The Abolition of British Slavery – Interactive Map

The BBC have quite good resources, and I remember using their website when I was in school.

How do I update this? How do I develop this?

I need to answer this in my project. What I do know is that my audience don’t expect to be patronised, and are quite sophisticated when it comes to their visual media preferences. When you consider the video games, websites, and mobile technology that they are accustomed to, you can see that 11-16 year olds are quite advanced, and are more complex in their thinking than they are credited. I remember when I was in school thinking I knew more than the teachers, and feeling patronised by them, so I have no doubt that school kids can be strong-minded and capable of forming their own opinions.


Rewriting World History

I found this show very useful:

I agree with most of what was said, particularly the need for a revision of history, and consideration of multiple histories. I put some of these arguments forward in reading group in discussion of Andrea Stuart’s book Sugar in the Blood:

I found it interesting that whilst most people can agree on racism as wrong, history remains a contentious issue. Stuart reconnects British history to Barbados and the sugar trade. Whilst it is only one revision of British history, it led to discussion in the reading of history in school. I contested that black history is taught, if not badly. By its very name, black history, the Atlantic Slave Trade is taken out of the context of a world history, and is never detailed enough, nor taught from varying perspectives. It seems quite superficial, and taught just to appease black communities rather than educate all of society. On reflection, my lessons on black history were only ever about slavery and was only ever presented as white American’s as powerful exploiters, and Africans as exploited victims.

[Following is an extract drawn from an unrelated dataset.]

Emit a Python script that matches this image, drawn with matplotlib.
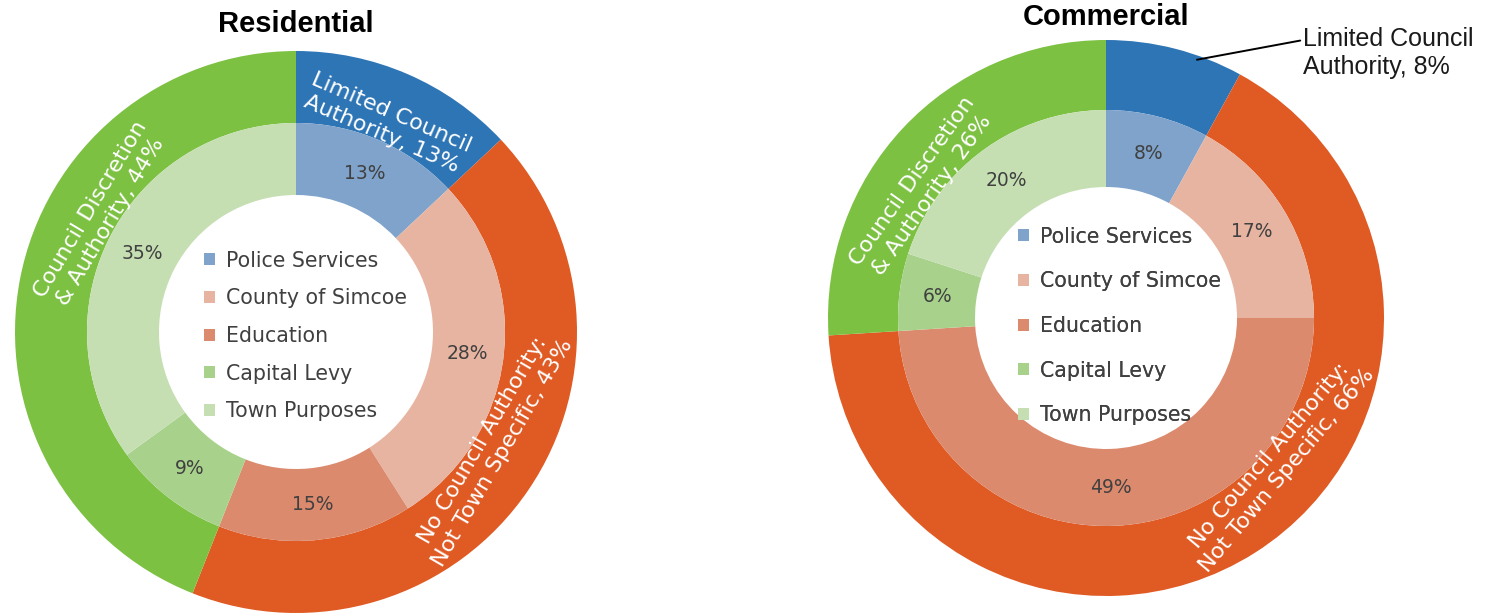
import numpy as np
import matplotlib
matplotlib.use('Agg')
import matplotlib.pyplot as plt

# inner ring (detail) categories
categories = ['Police Services', 'County of Simcoe', 'Education', 'Capital Levy', 'Town Purposes']
residential_inner = [13, 28, 15, 9, 35]
commercial_inner = [8, 17, 49, 6, 20]

# outer ring (authority groups)
groups = ['Limited Council\nAuthority', 'No Council Authority:\nNot Town Specific', 'Council Discretion\n& Authority']
residential_outer = [13, 43, 44]
commercial_outer = [8, 66, 26]

inner_colors = ['#7fa3cb', '#e7b4a1', '#dc8a6d', '#a8d28b', '#c5dfb3']
outer_colors = ['#2e75b6', '#e05a24', '#7cc142']

text_grey = '#404040'


def DrawDonut(ax, cx, cy, r_out, r_mid, r_in, inner, outer, title, title_y,
              label_shift, legend_x, legend_dy, legend_gap, callout=None):

    # outer ring
    outer_wedges, _ = ax.pie(outer, radius=r_out, center=(cx, cy), startangle=90,
                             counterclock=False, colors=outer_colors,
                             wedgeprops=dict(width=r_out - r_mid, edgecolor='none'))

    # inner ring with percentage labels
    inner_wedges, _, pcts = ax.pie(inner, radius=r_mid, center=(cx, cy), startangle=90,
                                   counterclock=False, colors=inner_colors,
                                   autopct=lambda p: '%.0f%%' % p,
                                   pctdistance=(r_mid + r_in) / 2.0 / r_mid,
                                   wedgeprops=dict(width=r_mid - r_in, edgecolor='none'))
    for t in pcts:
        t.set_color(text_grey)
        t.set_fontsize(13.5)

    # labels on the outer ring, turned along the ring
    total = float(sum(outer))
    start = 0.0
    for i in range(len(outer)):
        mid = (start + outer[i] / 2.0) / total * 360.0
        start += outer[i]
        text = '%s, %d%%' % (groups[i], outer[i])
        if callout is not None and i == 0:
            theta = np.radians(mid + callout[0])
            px = cx + r_out * 0.985 * np.sin(theta)
            py = cy + r_out * 0.985 * np.cos(theta)
            ax.annotate(text, xy=(px, py), xytext=callout[1], textcoords='data',
                        ha='left', va='center', fontsize=18, color='#1a1a1a',
                        family='Liberation Sans', linespacing=1.2,
                        arrowprops=dict(arrowstyle='-', color='black', lw=1.4,
                                        relpos=(0, 0.75), shrinkA=0, shrinkB=0))
            continue
        ang = mid + label_shift[i]
        theta = np.radians(ang)
        r_lab = r_out * 0.81
        px = cx + r_lab * np.sin(theta)
        py = cy + r_lab * np.cos(theta)
        rot = ((-ang + 90) % 180) - 90
        ax.text(px, py, text, ha='center', va='center', rotation=rot,
                rotation_mode='anchor', color='white', fontsize=16,
                linespacing=1.22)

    ax.text(cx, title_y, title, ha='center', va='center', fontsize=21,
            fontweight='bold', family='Liberation Sans', color='black')

    leg = ax.legend(inner_wedges, categories, loc='center left',
                    bbox_to_anchor=(legend_x, cy + legend_dy), bbox_transform=ax.transData,
                    frameon=False, fontsize=14.8, handlelength=0.52,
                    handleheight=0.52, handletextpad=0.55, labelspacing=legend_gap,
                    borderpad=0, borderaxespad=0)
    for t in leg.get_texts():
        t.set_color(text_grey)
    ax.add_artist(leg)


def main():

    fig = plt.figure(figsize=(14.85, 6.16), dpi=100)
    ax = fig.add_axes([0, 0, 1, 1])

    DrawDonut(ax, 296, 284, 281, 209, 137, residential_inner, residential_outer,
              'Residential', 592, [0, -4, 20], 204, -4, 0.86)
    DrawDonut(ax, 1106, 298, 278, 208, 131, commercial_inner, commercial_outer,
              'Commercial', 599, [0, -17.5, -8], 1018, -8, 1.2,
              callout=(5, (1303, 563)))

    ax.set_xlim(0, 1485)
    ax.set_ylim(0, 616)
    ax.set_aspect('equal')
    ax.axis('off')

    fig.savefig('out.png', dpi=100)


main()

The subject of history was also contentious as the members of the reading group had their own individual and personal interpretations of histories, particularly the Atlantic Slave Trade. I feel that this narrative can be quite divisive, and forces whites to adapt an apologetic attitude, and blacks to demonstrate a healed and recuperated identity. History gets more problematic when it is used in the present as a means for justification or blame, especially when accounts either aren’t accurately recorded, omitted, or taught incorrectly.

I feel sufficiently removed, and indifferent to the Atlantic Slave Trade, not least because I never lived it, to tackle it in this project. I really want to challenge how it is taught, thought of, and theorized in the present day.